▶ **Exercise objective**:
Below is a listing to write out in full, exactly as given, without its pictures.

▶ **Data shown**:
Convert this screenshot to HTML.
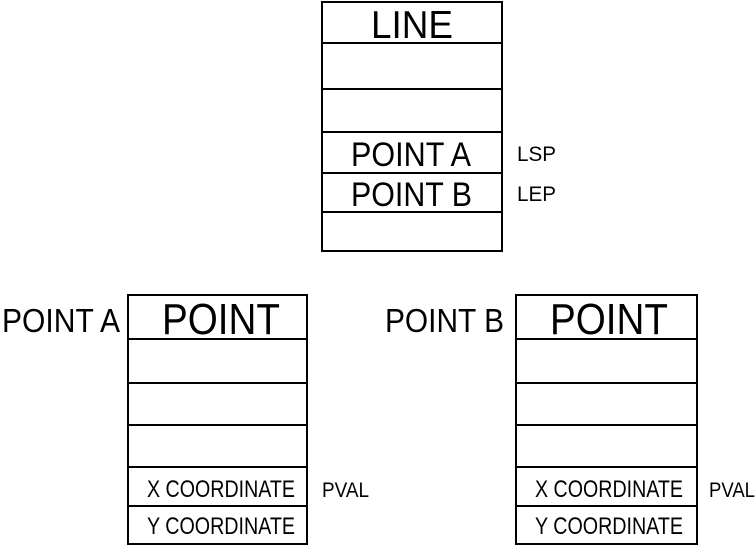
<!DOCTYPE html>
<html><head><style>html,body{margin:0;padding:0;background:#fff;}</style></head>
<body>
<svg width="756" height="548" viewBox="0 0 756 548" xmlns="http://www.w3.org/2000/svg" font-family="Liberation Sans, sans-serif" fill="#000">
<g stroke="#000" stroke-width="2" fill="none">
<rect x="322" y="2" width="180" height="249"/>
<line x1="322" y1="43" x2="502" y2="43"/>
<line x1="322" y1="89" x2="502" y2="89"/>
<line x1="322" y1="132" x2="502" y2="132"/>
<line x1="322" y1="173" x2="502" y2="173"/>
<line x1="322" y1="212" x2="502" y2="212"/>
<rect x="128" y="295" width="179" height="249"/>
<line x1="128" y1="339" x2="307" y2="339"/>
<line x1="128" y1="383" x2="307" y2="383"/>
<line x1="128" y1="425" x2="307" y2="425"/>
<line x1="128" y1="467" x2="307" y2="467"/>
<line x1="128" y1="506" x2="307" y2="506"/>
<rect x="516" y="295" width="181" height="249"/>
<line x1="516" y1="339" x2="697" y2="339"/>
<line x1="516" y1="383" x2="697" y2="383"/>
<line x1="516" y1="425" x2="697" y2="425"/>
<line x1="516" y1="467" x2="697" y2="467"/>
<line x1="516" y1="506" x2="697" y2="506"/>
</g>
<text x="371" y="38" font-size="39" textLength="82" lengthAdjust="spacingAndGlyphs">LINE</text>
<text x="351" y="166" font-size="34" textLength="120" lengthAdjust="spacingAndGlyphs">POINT A</text>
<text x="351" y="206" font-size="34" textLength="121" lengthAdjust="spacingAndGlyphs">POINT B</text>
<text x="517" y="161" font-size="21" textLength="39" lengthAdjust="spacingAndGlyphs">LSP</text>
<text x="517" y="201" font-size="21" textLength="39" lengthAdjust="spacingAndGlyphs">LEP</text>
<text x="2" y="332" font-size="33" textLength="118" lengthAdjust="spacingAndGlyphs">POINT A</text>
<text x="162" y="334" font-size="44" textLength="118" lengthAdjust="spacingAndGlyphs">POINT</text>
<text x="147" y="497" font-size="24" textLength="148" lengthAdjust="spacingAndGlyphs">X COORDINATE</text>
<text x="147" y="534" font-size="24" textLength="148" lengthAdjust="spacingAndGlyphs">Y COORDINATE</text>
<text x="322" y="497" font-size="21" textLength="47" lengthAdjust="spacingAndGlyphs">PVAL</text>
<text x="385" y="332" font-size="33" textLength="119" lengthAdjust="spacingAndGlyphs">POINT B</text>
<text x="550" y="334" font-size="44" textLength="118" lengthAdjust="spacingAndGlyphs">POINT</text>
<text x="535" y="497" font-size="24" textLength="148" lengthAdjust="spacingAndGlyphs">X COORDINATE</text>
<text x="535" y="534" font-size="24" textLength="148" lengthAdjust="spacingAndGlyphs">Y COORDINATE</text>
<text x="709" y="497" font-size="21" textLength="46" lengthAdjust="spacingAndGlyphs">PVAL</text>
</svg>
</body></html>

▶ **Solution to this task**:
Convert this screenshot to HTML.
<!DOCTYPE html>
<html><head><style>html,body{margin:0;padding:0;background:#fff;}</style></head>
<body>
<svg width="756" height="548" viewBox="0 0 756 548" xmlns="http://www.w3.org/2000/svg" font-family="Liberation Sans, sans-serif" fill="#000">
<g stroke="#000" stroke-width="2" fill="none">
<rect x="322" y="2" width="180" height="249"/>
<line x1="322" y1="43" x2="502" y2="43"/>
<line x1="322" y1="89" x2="502" y2="89"/>
<line x1="322" y1="132" x2="502" y2="132"/>
<line x1="322" y1="173" x2="502" y2="173"/>
<line x1="322" y1="212" x2="502" y2="212"/>
<rect x="128" y="295" width="179" height="249"/>
<line x1="128" y1="339" x2="307" y2="339"/>
<line x1="128" y1="383" x2="307" y2="383"/>
<line x1="128" y1="425" x2="307" y2="425"/>
<line x1="128" y1="467" x2="307" y2="467"/>
<line x1="128" y1="506" x2="307" y2="506"/>
<rect x="516" y="295" width="181" height="249"/>
<line x1="516" y1="339" x2="697" y2="339"/>
<line x1="516" y1="383" x2="697" y2="383"/>
<line x1="516" y1="425" x2="697" y2="425"/>
<line x1="516" y1="467" x2="697" y2="467"/>
<line x1="516" y1="506" x2="697" y2="506"/>
</g>
<text x="371" y="38" font-size="39" textLength="82" lengthAdjust="spacingAndGlyphs">LINE</text>
<text x="351" y="166" font-size="34" textLength="120" lengthAdjust="spacingAndGlyphs">POINT A</text>
<text x="351" y="206" font-size="34" textLength="121" lengthAdjust="spacingAndGlyphs">POINT B</text>
<text x="517" y="161" font-size="21" textLength="39" lengthAdjust="spacingAndGlyphs">LSP</text>
<text x="517" y="201" font-size="21" textLength="39" lengthAdjust="spacingAndGlyphs">LEP</text>
<text x="2" y="332" font-size="33" textLength="118" lengthAdjust="spacingAndGlyphs">POINT A</text>
<text x="162" y="334" font-size="44" textLength="118" lengthAdjust="spacingAndGlyphs">POINT</text>
<text x="147" y="497" font-size="24" textLength="148" lengthAdjust="spacingAndGlyphs">X COORDINATE</text>
<text x="147" y="534" font-size="24" textLength="148" lengthAdjust="spacingAndGlyphs">Y COORDINATE</text>
<text x="322" y="497" font-size="21" textLength="47" lengthAdjust="spacingAndGlyphs">PVAL</text>
<text x="385" y="332" font-size="33" textLength="119" lengthAdjust="spacingAndGlyphs">POINT B</text>
<text x="550" y="334" font-size="44" textLength="118" lengthAdjust="spacingAndGlyphs">POINT</text>
<text x="535" y="497" font-size="24" textLength="148" lengthAdjust="spacingAndGlyphs">X COORDINATE</text>
<text x="535" y="534" font-size="24" textLength="148" lengthAdjust="spacingAndGlyphs">Y COORDINATE</text>
<text x="709" y="497" font-size="21" textLength="46" lengthAdjust="spacingAndGlyphs">PVAL</text>
</svg>
</body></html>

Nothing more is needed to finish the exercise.